**Sigh.** Why Oh Why Can't We Have a Better Press Corps?: Atlantic Monthly Edition
In the immortal words of the unforgettable Dan Quayle: How sad it is to lose your brain--or not to have a brain at all! How true this is!
Adam Hanft's piece isn't as bad as their publishing Glassman and Hassett's "Dow 36000" and Easterbrook's bizarre claim that the U.S. experiences a catastrophic mega-meteorite impact every 1000 years.
But this is bad:
Adam Hanft: Bain Brain: How Managing Like a CEO Has Led Romney Astray: [T]here's a less obvious way Romney's Bain Capital experience is impacting this election… his oft-disputed management consultant triumphs have provided him with a structured template for thinking and analysis. It's a way of approaching the world that has tripped him up…. Candidate Romney has spent decades constructing and reviewing PowerPoint presentations about possible private equity investments in an orderly and emotionless fashion. Can this company be turned around? Is it stuck because it's targeting the wrong market? Is it wasting its resources on futile R&D? Would a smaller and more focused business ultimately succeed in the marketplace and be more profitable?

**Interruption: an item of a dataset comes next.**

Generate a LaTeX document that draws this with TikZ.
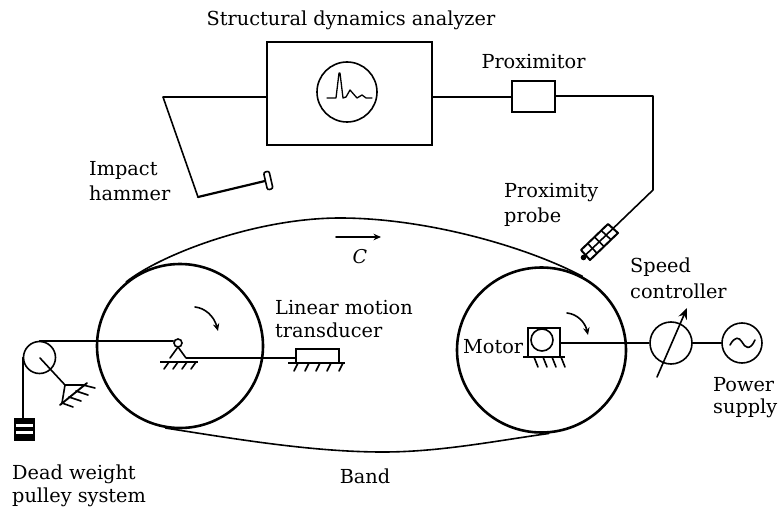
\documentclass[tikz,border=0pt]{standalone}
\usepackage{fontspec}
\setmainfont{DejaVu Serif}
\usetikzlibrary{arrows.meta,shapes.geometric,calc}
\tikzset{
  ln/.style={line width=1.6pt,line join=round,line cap=round},
  thin ln/.style={line width=1.3pt,line join=round,line cap=round},
  drum/.style={draw,ellipse,line width=2.6pt,inner sep=0pt,minimum width=#1},
  wheel/.style={draw,circle,line width=1.6pt,inner sep=0pt,minimum size=#1},
  block/.style={draw,rectangle,line width=1.6pt,inner sep=0pt},
  lbl/.style={inner sep=0pt,font=\fontsize{19.3}{19.3}\selectfont},
  arr/.style={ln,-{Stealth[length=7.5pt,width=6.5pt]}},
}
\begin{document}
\begin{tikzpicture}[x=1pt,y=-1pt]
\useasboundingbox (0,0) rectangle (779,508);
% labels
\node[lbl] (tsda) at (351,20) {Structural dynamics analyzer};
\node[lbl] (tprox) at (533.5,62) {Proximitor};
\node[lbl,anchor=west] (timp1) at (89,170) {Impact};
\node[lbl,anchor=west] (timp2) at (89,193) {hammer};
\node[lbl,anchor=west] (tpp1) at (504,193) {Proximity};
\node[lbl,anchor=west] (tpp2) at (504,217) {probe};
\node[lbl,anchor=west] (tsc1) at (630,267) {Speed};
\node[lbl,anchor=west] (tsc2) at (630,291) {controller};
\node[lbl,anchor=west] (tlm1) at (275,308) {Linear motion};
\node[lbl,anchor=west] (tlm2) at (275,330) {transducer};
\node[lbl,anchor=west] (tmot) at (463,347) {Motor};
\node[lbl,anchor=west] (tps1) at (713,385) {Power};
\node[lbl,anchor=west] (tps2) at (713,408) {supply};
\node[lbl,anchor=west] (tdw1) at (12,474) {Dead weight};
\node[lbl,anchor=west] (tdw2) at (12,497) {pulley system};
\node[lbl] (tband) at (365,476) {Band};
\node[lbl,font=\fontsize{19}{19}\selectfont\itshape] (tc) at (360,257) {C};
% analyzer
\node[block,minimum width=165pt,minimum height=103pt] (sda) at (349.5,93.5) {};
\node[wheel=60pt] (scope1) at (347,92) {};
\draw[thin ln] (327,98) -- (336,98) -- (339,73) -- (340,73) -- (343,98) -- (346,97) -- (350,90) -- (357,98) -- (362,95) -- (366,98) -- (372,98);
\node[block,minimum width=43pt,minimum height=31pt] (prox) at (533.5,96.5) {};
\coordinate (cL) at (163,97);
\coordinate (cH) at (198,197);
\coordinate (hamH) at (265,181);
\draw[ln] (sda.west |- cL) -- (cL) -- (cH);
\draw[line width=2.2pt,line cap=round,line join=round] (cH) -- (hamH);
\draw[line width=1.6pt,rounded corners=2pt,fill=white] (263.5,172.5) -- (269,171) -- (273,188.5) -- (267.5,190) -- cycle;
\draw[ln] (sda.east |- cL) -- (prox.west |- cL);
\coordinate (cR) at (653,96);
\coordinate (cD) at (653,190);
\coordinate (probeTop) at (613,228.5);
\draw[ln] (prox.east |- cR) -- (cR) -- (cD) -- (probeTop);
% probe
\coordinate (pa) at (608,224);
\coordinate (pb) at (618,233);
\coordinate (pc) at (590,260);
\coordinate (pd) at (581,250);
\draw[line width=2pt,line join=round] (pa) -- (pb) -- (pc) -- (pd) -- cycle;
\draw[line width=1.6pt] ($(pa)!.5!(pb)$) -- ($(pd)!.5!(pc)$);
\foreach \t in {.25,.5,.75} \draw[line width=1.6pt] ($(pa)!\t!(pd)$) -- ($(pb)!\t!(pc)$);
\fill (583.5,257.5) circle (2.8pt);
% drums and band
\node[drum=166pt,minimum height=164pt] (dL) at (180,346) {};
\node[drum=169pt,minimum height=165pt] (dR) at (541.5,350) {};
\draw[ln] (dL.130) .. controls (160,255) and (255,218) .. (340,218) .. controls (425,218) and (525,246) .. (dR.61);
\draw[ln] (dL.-100) .. controls (230,438) and (310,452) .. (383,452) .. controls (440,452) and (495,441) .. (dR.-85);
\coordinate (ca) at (336,237);
\coordinate (cb) at (381,237);
\draw[arr] (ca) -- (cb);
% rotation arrows
\coordinate (ra1) at (195,307);
\coordinate (ra2) at (218,331);
\draw[arr] (ra1) .. controls (205,308) and (214,316) .. (ra2);
\coordinate (rb1) at (567,313);
\coordinate (rb2) at (588,335);
\draw[arr] (rb1) .. controls (577,314) and (585,322) .. (rb2);
% pulley
\node[wheel=32pt] (pul) at (39.5,357.5) {};
\node[wheel=8pt] (pin) at (178,343) {};
\draw[ln] (pul.north) -- (pin.west |- pul.north);
\coordinate (apex) at (178,347);
\draw[ln] (apex) -- (170,358);
\draw[ln] (apex) -- (186,358);
\coordinate (gl1) at (160,362);
\coordinate (gl2) at (198,362);
\draw[line width=2pt] (gl1) -- (gl2);
\foreach \x in {169,178,187,196} \draw[ln] (\x,362) -- (\x-5,369);
% linear transducer
\node[block,minimum width=43pt,minimum height=14pt] (lin) at (317.5,356) {};
\coordinate (rodS) at (186,358);
\draw[line width=1.9pt] (rodS) -- (lin.west |- rodS);
\coordinate (g2a) at (288,363);
\coordinate (g2b) at (345,363);
\draw[line width=1.9pt] (g2a) -- (g2b);
\foreach \x in {298,309,320,331,343} \draw[ln] (\x,363) -- (\x-4,371);
% weight
\node[draw,fill=black,rectangle,line width=.6pt,inner sep=0pt,minimum width=20pt,minimum height=22pt] (wt) at (24,429) {};
\fill[white] (16,424) rectangle (33,427);
\fill[white] (16,431) rectangle (33,434);
\draw[ln] (pul.west) -- (wt.north -| pul.west);
% pulley arm
\coordinate (arm) at (40,358);
\coordinate (fork) at (65,385);
\draw[ln] (arm) -- (fork);
\draw[ln] (fork) -- (83,385);
\draw[ln] (fork) -- (62,403);
\draw[line width=1.9pt,line cap=round] (87,383) -- (60,405);
\draw[ln] (83,385) -- (95,388);
\draw[ln] (76,391) -- (88,395);
\draw[ln] (69,397) -- (81,401);
\draw[ln] (62,403) -- (73,407);
% motor
\node[block,minimum width=32pt,minimum height=29pt] (mot) at (544,342.5) {};
\node[wheel=22pt] (rot) at (542,340) {};
\coordinate (mg1) at (523,357);
\coordinate (mg2) at (565,357);
\draw[line width=1.9pt] (mg1) -- (mg2);
\foreach \x in {534,543,552,561} \draw[ln] (\x,357) -- (\x+4,367);
% speed controller and supply
\node[wheel=42pt] (sc) at (671,343) {};
\node[wheel=40pt] (ps) at (742,343) {};
\draw[line width=1.9pt] (mot.east |- sc.west) -- (sc.west);
\draw[ln] (sc.east) -- (ps.west);
\coordinate (va) at (657,377);
\coordinate (vb) at (687,308);
\draw[ln,-{Stealth[length=11pt,width=9pt]}] (va) -- (vb);
\draw[ln] (730,345) .. controls (735,336) and (739,337) .. (742,342) .. controls (745,348) and (750,351) .. (755,340);
\end{tikzpicture}
\end{document}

That was precisely the species of unflinching analysis on display in his now famous remarks about the 47 percent…. That was the Bain Brain at work…. Romney could just as well have been saying:
We're not going to make a success out of Acme Widgets by going after the 47 percent of the market that's been buying Consolidated Widget's products for years. Their customers are happy. Consolidated gives them big discounts which yields fat margins. And Consolidated sends their consultants to work at client organizations, so their clients have become lazy and dependent on them. So we need to target those who aren't reliant on Consolidated for all their widget needs.
But the problem was that he was talking about human beings. The clear-eyed way he was speaking of his own candidacy showed a steely ability to abstract, making him look devastatingly aloof…

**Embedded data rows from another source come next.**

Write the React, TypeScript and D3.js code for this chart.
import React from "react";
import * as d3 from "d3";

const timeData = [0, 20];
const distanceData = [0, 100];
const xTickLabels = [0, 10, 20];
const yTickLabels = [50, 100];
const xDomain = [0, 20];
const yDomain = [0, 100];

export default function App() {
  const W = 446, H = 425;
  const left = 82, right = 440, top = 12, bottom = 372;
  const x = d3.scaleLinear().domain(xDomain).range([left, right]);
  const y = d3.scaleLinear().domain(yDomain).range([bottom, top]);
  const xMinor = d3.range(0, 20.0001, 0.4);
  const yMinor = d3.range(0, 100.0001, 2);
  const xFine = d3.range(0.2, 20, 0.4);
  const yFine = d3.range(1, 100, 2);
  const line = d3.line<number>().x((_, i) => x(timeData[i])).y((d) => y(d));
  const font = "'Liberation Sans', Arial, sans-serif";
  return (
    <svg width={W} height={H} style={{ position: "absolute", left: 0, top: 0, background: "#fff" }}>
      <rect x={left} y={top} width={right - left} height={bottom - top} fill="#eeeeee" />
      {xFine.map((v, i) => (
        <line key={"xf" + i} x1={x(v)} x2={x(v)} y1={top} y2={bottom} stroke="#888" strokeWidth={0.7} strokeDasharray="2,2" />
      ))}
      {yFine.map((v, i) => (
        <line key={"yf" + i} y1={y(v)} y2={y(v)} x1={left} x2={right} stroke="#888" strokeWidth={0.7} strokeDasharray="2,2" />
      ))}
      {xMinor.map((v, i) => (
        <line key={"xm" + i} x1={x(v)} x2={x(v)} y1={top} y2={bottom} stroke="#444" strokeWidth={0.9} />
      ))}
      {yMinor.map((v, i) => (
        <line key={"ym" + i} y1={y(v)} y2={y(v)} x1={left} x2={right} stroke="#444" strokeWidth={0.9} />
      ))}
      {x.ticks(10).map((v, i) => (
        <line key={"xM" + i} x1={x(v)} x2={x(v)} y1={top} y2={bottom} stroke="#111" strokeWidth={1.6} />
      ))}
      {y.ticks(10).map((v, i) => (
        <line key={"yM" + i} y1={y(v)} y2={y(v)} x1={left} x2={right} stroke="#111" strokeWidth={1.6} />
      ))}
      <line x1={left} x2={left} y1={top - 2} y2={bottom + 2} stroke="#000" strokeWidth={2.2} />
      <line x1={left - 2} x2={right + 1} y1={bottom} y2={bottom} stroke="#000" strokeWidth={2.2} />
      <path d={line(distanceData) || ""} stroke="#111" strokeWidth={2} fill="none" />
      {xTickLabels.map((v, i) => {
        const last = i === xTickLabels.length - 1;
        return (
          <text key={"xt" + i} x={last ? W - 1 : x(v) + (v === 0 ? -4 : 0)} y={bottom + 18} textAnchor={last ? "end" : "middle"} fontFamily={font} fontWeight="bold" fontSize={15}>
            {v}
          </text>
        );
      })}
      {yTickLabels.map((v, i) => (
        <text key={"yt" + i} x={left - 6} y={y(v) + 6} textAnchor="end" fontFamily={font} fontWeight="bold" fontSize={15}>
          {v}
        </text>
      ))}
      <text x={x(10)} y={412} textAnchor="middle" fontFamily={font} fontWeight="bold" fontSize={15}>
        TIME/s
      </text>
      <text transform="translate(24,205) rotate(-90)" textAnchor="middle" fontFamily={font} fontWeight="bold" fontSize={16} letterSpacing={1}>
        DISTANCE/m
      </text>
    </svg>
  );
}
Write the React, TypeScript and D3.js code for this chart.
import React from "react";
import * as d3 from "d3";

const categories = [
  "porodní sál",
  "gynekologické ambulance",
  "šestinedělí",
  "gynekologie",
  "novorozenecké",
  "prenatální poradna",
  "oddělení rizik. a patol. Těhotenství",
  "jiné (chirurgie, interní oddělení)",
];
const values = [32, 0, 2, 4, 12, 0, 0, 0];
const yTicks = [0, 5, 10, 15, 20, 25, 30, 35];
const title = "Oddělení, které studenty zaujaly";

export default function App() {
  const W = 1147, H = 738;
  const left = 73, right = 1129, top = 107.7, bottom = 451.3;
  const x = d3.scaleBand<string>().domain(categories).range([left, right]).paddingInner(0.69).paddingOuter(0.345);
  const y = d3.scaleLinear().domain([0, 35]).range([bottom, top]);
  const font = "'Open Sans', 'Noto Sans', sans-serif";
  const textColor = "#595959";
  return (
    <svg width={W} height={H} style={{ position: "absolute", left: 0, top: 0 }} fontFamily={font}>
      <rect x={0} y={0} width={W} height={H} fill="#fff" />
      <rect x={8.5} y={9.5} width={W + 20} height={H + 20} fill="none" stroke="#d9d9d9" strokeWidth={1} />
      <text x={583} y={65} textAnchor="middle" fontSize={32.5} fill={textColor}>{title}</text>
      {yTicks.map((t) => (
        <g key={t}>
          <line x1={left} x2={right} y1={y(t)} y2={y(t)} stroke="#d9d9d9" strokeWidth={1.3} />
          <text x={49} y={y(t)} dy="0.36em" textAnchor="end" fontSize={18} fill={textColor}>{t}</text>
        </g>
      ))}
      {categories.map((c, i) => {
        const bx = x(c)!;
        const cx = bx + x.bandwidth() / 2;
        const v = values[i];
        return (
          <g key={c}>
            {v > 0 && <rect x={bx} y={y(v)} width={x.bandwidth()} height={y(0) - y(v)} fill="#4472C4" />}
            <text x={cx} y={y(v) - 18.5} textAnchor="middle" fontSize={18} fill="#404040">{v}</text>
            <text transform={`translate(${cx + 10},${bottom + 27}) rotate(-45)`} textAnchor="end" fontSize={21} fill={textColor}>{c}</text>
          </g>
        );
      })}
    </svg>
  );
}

Adam Hanft really does not get it.
Nobody--absolutely nobody except Adam Hanft--thinks that Romney's problem is that he said that the Democratic base would not vote for him under any circumstances so he needs to craft a message that would appeal to the undecideds in the middle.
Everybody thinks that Romney's problem is that he said:
There are 47% who are with him, who are dependent upon government, who believe that they are victims, who believe that government has a responsibility to care for them, who believe that they're entitled to healthcare, to food, to housing, to you name it. It's an entitlement. And the government should give it to them. And they will vote for this president no matter what…. These are people who pay no income tax. 47% of Americans pay no income taxes. So our message of low taxes doesn't connect. And he'll be out there talking about "tax cuts for the rich". That's what they sell every four years. And so my job is not to worry about those people. I'll never convince them that they should take personal responsibility and care for their lives.
It is the identification of the Democratic base with the moochers, the identification of the moochers with all people who aren't paying net income tax--including families making $50K/year in Salt Lake City with 3 children and tithing, including retirees, including students--the declaration that he does not care about "those people", and that the 47% of "those people" will never "take personal responsibility and care for their lives"--that is what got Romney in big trouble.
It's not thinking quantitatively, analytically, and coherently that got Romney into trouble.
It's getting caught on videotape launching a class war against 47% of America.